Technology readiness: Direct use of renewable heat and biomass

Iron and steel

Current status of implementation and existing gaps

Direct use of biomass for furnace heaters and other downstream steel production can reduce residual emissions from low-carbon steel production. This approach is being commercially applied in some developing markets, such as Brazil and India. However, the limited availability of sustainably sourced biomass and uncertainty about the level to which biochar can replace coking coal restrict the major expansion of this pathway compared to others.

Examples and initiatives

Brazil is the world’s largest producer of biochar-based steel. Seven iron and steel plants in the country use biochar to replace coal in their primary steel production with blast furnaces. With this low-carbon alternative approach, the country has so far reduced the sector’s emission intensity from blast furnace-basic oxygen processes by 0.4 GtCO2e per tonne of crude steel (GEM, 2024).

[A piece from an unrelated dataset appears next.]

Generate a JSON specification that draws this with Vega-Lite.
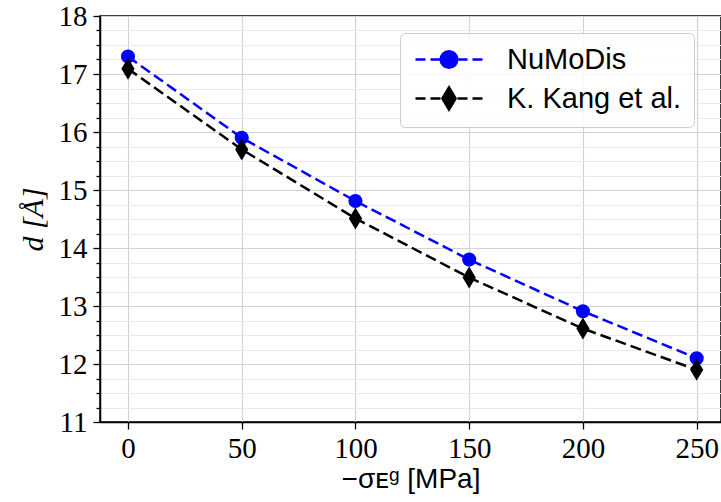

Chemical and petrochemical

Current status of implementation and existing gaps

Using renewable heat through electrification and sustainable biomass for heat and feedstock is technologically feasible and is commercially practised for select industrial processes. The latter can be implemented using two main pathways: replacing primary petrochemicals with bio-based chemicals and replacing fossil fuel-derived polymers (particularly plastics) with alternatives from biomass. However, large-scale deployment involves addressing economic, technical and regulatory challenges.

Examples and initiatives

As of March 2025, there are around 90 biomethanol projects in the pipeline, with a production capacity of about 16 Mt (GENA Solutions Oy, 2025).

Cement

Current status of implementation and existing gaps

Biomass and waste co-processing are categorised as having a moderate to high technology readiness level (level 6-8), indicating the technology is commercially viable and expanding (Future Cleantech Architects, 2024).

Several cement kilns in the EU already operate with 100% alternative fuels, including a mix of biomass and non-recyclable waste (Cembureau, 2024).

The demand for biomass from multiple industries indicates that it might be a struggle to secure long-term sustainable biomass sources (GCCA, 2024).

Examples and initiatives

Dalmia Cement in India uses rice husks and agricultural waste in its cement kilns, targeting 100% renewable energy-based production by 2030.

Holcim has increased its biomass and waste co-processing capacity to over 50%, using alternative fuel substitution in several plants across Europe. Cemex is piloting a solar-powered cement kiln that also integrates biomass combustion. Taiheiyo Cement in Japan is using CO2 capture technology integrated with biomass and biofuel-based kiln operations (GCCA, 2024).